**WHAT YOU NEED TO DO:**
Return, without pictures, the lines from the start of the data through the one that contains "prot_t = [36, 440]".

**INFORMATION PROVIDED:**
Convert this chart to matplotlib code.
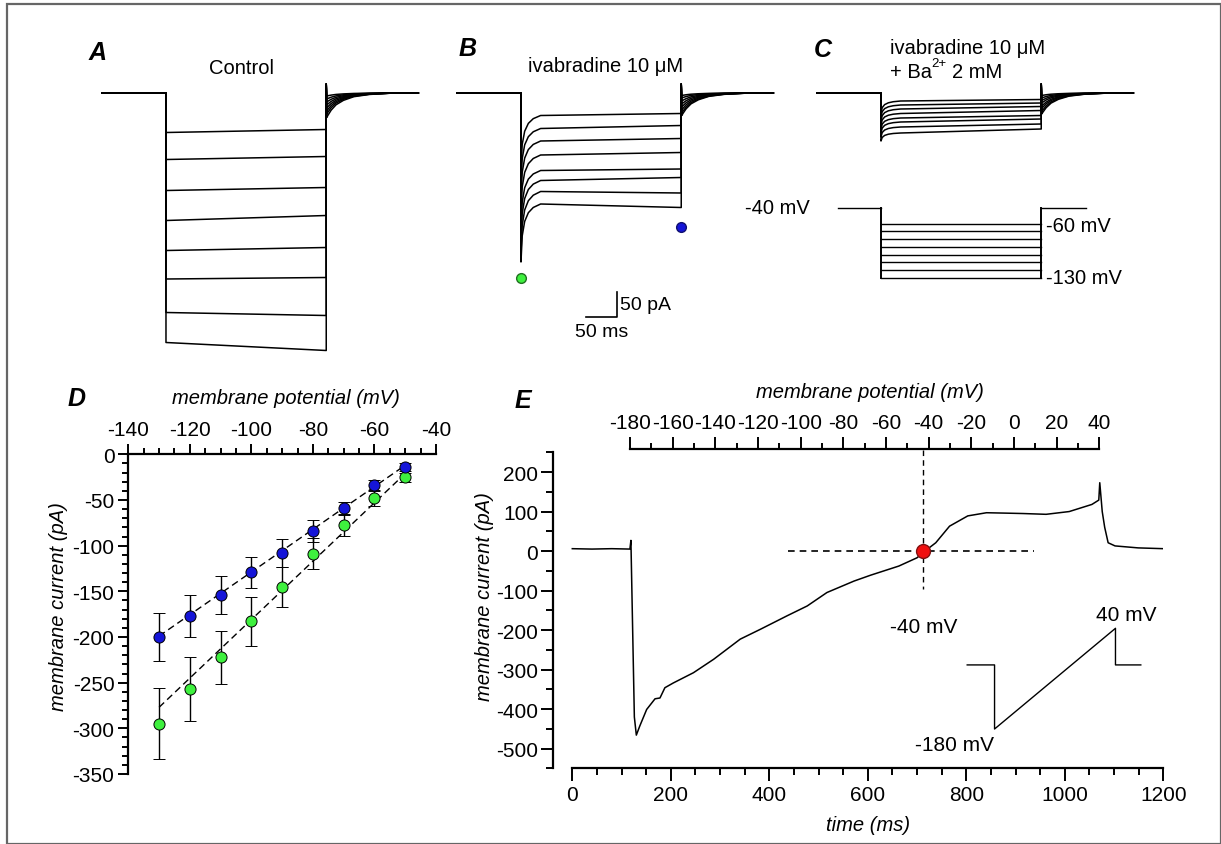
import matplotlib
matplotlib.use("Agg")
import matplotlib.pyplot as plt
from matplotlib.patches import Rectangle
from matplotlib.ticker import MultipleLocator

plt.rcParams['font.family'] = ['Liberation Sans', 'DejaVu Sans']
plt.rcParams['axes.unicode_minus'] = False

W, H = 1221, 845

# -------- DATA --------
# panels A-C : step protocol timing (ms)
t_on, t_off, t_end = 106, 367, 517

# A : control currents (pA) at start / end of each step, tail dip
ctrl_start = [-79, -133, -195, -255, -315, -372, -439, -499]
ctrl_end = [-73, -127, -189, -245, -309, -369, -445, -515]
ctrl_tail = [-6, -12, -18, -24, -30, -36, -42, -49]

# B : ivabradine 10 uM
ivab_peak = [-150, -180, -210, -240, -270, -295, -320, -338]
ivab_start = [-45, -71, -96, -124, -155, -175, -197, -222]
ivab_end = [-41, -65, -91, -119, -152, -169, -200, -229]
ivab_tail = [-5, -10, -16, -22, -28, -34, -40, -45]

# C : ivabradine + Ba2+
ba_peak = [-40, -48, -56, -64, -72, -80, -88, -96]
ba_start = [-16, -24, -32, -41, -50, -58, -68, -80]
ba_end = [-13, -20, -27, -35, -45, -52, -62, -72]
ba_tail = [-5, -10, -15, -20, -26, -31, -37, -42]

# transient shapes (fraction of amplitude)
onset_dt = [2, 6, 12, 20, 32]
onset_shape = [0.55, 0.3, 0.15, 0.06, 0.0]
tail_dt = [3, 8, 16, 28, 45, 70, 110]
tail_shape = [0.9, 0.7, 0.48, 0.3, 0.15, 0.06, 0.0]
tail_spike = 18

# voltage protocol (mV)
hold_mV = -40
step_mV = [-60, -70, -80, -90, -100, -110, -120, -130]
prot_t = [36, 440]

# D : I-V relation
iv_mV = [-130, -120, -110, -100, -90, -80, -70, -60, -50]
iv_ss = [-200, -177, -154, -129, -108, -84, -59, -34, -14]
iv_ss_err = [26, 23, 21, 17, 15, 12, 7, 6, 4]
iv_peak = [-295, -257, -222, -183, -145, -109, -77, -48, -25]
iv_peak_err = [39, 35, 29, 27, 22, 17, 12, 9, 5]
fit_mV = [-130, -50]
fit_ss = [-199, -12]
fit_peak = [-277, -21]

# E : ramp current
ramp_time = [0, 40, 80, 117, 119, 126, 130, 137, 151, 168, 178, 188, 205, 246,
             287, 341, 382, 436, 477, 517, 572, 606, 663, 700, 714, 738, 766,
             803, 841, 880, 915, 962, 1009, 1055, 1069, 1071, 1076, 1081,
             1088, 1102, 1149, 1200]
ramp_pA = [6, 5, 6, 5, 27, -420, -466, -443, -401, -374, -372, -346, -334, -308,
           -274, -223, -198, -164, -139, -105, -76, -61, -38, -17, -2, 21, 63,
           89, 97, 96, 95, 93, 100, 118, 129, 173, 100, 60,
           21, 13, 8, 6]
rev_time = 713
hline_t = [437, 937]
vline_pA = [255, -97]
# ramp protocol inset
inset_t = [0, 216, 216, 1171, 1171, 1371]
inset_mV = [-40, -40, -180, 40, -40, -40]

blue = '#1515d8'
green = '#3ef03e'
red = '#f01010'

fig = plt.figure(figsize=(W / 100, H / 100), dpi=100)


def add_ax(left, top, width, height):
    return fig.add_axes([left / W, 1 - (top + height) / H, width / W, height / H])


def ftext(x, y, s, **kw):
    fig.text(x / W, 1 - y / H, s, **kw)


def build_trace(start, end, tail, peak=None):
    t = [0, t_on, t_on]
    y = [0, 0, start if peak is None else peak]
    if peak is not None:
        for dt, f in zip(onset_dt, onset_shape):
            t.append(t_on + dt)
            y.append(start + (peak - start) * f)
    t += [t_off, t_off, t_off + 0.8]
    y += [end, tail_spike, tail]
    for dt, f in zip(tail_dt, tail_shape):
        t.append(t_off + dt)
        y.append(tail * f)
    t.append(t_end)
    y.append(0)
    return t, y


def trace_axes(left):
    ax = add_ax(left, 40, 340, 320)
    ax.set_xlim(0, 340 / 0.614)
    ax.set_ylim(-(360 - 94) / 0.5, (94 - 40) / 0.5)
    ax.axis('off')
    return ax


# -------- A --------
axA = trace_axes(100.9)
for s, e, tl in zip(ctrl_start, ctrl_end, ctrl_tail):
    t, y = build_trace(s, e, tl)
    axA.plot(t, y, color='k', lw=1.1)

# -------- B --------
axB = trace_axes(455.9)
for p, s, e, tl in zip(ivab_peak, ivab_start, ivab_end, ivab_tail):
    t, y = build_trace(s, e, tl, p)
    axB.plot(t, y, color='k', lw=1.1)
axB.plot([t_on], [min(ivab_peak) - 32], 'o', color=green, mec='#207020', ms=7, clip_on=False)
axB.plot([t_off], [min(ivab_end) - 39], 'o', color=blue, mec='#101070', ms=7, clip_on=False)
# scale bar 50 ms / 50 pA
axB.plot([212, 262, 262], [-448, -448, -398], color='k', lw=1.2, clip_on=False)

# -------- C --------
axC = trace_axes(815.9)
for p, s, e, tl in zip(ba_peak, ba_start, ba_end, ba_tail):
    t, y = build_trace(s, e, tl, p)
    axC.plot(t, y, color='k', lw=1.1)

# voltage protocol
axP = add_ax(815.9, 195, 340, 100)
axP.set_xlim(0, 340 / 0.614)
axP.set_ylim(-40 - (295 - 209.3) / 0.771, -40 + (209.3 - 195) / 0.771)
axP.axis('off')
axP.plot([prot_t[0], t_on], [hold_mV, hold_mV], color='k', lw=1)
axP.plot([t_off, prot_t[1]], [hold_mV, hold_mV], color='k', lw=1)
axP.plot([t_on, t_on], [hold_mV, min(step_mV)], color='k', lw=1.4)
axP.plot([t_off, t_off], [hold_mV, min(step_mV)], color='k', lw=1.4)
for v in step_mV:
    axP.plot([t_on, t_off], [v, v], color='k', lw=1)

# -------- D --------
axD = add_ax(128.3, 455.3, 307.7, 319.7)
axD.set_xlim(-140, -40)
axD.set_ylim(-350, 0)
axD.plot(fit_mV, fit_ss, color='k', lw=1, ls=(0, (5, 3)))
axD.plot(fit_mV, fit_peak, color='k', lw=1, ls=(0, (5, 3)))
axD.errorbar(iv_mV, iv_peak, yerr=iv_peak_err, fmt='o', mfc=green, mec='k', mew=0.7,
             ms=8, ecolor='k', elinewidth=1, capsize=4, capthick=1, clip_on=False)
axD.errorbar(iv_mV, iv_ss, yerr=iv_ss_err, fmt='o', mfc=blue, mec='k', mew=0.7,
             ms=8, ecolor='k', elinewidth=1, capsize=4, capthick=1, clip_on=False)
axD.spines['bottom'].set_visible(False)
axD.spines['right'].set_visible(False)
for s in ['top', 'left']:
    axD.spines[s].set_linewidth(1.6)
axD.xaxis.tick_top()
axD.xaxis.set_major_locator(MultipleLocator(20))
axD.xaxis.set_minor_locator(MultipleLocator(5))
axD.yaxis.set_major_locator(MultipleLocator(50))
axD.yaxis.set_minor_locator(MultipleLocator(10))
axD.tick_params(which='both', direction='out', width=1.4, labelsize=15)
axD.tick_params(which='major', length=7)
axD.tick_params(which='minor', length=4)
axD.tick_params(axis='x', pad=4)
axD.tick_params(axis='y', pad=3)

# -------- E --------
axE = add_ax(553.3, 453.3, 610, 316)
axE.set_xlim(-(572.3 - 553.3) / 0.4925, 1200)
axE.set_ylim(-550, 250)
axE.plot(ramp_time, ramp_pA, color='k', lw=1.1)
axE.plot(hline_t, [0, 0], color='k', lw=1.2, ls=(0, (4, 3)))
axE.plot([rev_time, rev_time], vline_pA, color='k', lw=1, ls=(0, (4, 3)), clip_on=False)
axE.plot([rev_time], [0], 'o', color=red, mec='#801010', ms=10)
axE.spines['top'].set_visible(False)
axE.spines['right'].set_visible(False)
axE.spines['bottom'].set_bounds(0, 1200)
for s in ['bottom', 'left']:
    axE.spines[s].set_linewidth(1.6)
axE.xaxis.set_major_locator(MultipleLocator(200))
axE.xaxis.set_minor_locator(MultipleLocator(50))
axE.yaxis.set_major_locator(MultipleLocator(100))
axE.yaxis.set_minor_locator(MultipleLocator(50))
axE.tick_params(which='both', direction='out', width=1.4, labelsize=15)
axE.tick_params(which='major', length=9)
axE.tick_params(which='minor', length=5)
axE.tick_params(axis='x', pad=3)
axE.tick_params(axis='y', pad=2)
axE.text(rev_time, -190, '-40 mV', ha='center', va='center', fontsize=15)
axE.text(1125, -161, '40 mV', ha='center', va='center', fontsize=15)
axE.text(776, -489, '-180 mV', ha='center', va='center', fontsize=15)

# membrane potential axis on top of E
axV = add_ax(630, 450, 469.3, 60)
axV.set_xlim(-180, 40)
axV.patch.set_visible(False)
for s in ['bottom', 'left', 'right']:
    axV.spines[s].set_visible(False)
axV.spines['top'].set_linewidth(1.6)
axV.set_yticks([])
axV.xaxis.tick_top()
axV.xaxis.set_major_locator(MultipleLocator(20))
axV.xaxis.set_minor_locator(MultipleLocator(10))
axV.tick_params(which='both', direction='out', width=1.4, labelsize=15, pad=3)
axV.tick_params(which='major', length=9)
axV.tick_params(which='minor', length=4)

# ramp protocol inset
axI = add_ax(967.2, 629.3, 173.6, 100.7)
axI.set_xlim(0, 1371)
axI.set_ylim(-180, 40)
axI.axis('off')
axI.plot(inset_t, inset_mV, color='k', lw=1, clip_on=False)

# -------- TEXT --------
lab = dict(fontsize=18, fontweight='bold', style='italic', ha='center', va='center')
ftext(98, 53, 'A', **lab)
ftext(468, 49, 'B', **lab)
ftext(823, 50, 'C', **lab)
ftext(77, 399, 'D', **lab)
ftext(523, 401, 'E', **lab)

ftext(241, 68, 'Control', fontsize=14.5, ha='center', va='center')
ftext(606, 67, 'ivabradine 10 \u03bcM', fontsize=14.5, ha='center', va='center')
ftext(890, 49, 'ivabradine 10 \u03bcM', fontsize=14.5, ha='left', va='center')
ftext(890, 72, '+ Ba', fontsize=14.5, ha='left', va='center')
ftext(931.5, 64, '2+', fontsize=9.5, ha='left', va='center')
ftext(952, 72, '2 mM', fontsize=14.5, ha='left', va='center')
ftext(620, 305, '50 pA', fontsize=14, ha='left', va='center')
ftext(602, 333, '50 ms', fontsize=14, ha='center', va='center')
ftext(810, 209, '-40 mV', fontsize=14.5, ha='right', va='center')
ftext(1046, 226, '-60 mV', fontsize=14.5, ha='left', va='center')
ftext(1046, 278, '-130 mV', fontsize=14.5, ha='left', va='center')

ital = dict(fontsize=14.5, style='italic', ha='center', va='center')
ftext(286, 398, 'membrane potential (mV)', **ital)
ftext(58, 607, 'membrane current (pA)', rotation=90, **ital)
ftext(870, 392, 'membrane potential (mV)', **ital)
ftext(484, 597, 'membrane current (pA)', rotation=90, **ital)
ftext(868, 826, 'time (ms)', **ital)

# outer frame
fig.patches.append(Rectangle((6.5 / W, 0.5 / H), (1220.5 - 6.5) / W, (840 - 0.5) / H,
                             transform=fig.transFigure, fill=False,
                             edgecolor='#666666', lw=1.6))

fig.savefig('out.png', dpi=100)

**ANSWER TO THIS EXERCISE:**
Convert this chart to matplotlib code.
import matplotlib
matplotlib.use("Agg")
import matplotlib.pyplot as plt
from matplotlib.patches import Rectangle
from matplotlib.ticker import MultipleLocator

plt.rcParams['font.family'] = ['Liberation Sans', 'DejaVu Sans']
plt.rcParams['axes.unicode_minus'] = False

W, H = 1221, 845

# -------- DATA --------
# panels A-C : step protocol timing (ms)
t_on, t_off, t_end = 106, 367, 517

# A : control currents (pA) at start / end of each step, tail dip
ctrl_start = [-79, -133, -195, -255, -315, -372, -439, -499]
ctrl_end = [-73, -127, -189, -245, -309, -369, -445, -515]
ctrl_tail = [-6, -12, -18, -24, -30, -36, -42, -49]

# B : ivabradine 10 uM
ivab_peak = [-150, -180, -210, -240, -270, -295, -320, -338]
ivab_start = [-45, -71, -96, -124, -155, -175, -197, -222]
ivab_end = [-41, -65, -91, -119, -152, -169, -200, -229]
ivab_tail = [-5, -10, -16, -22, -28, -34, -40, -45]

# C : ivabradine + Ba2+
ba_peak = [-40, -48, -56, -64, -72, -80, -88, -96]
ba_start = [-16, -24, -32, -41, -50, -58, -68, -80]
ba_end = [-13, -20, -27, -35, -45, -52, -62, -72]
ba_tail = [-5, -10, -15, -20, -26, -31, -37, -42]

# transient shapes (fraction of amplitude)
onset_dt = [2, 6, 12, 20, 32]
onset_shape = [0.55, 0.3, 0.15, 0.06, 0.0]
tail_dt = [3, 8, 16, 28, 45, 70, 110]
tail_shape = [0.9, 0.7, 0.48, 0.3, 0.15, 0.06, 0.0]
tail_spike = 18

# voltage protocol (mV)
hold_mV = -40
step_mV = [-60, -70, -80, -90, -100, -110, -120, -130]
prot_t = [36, 440]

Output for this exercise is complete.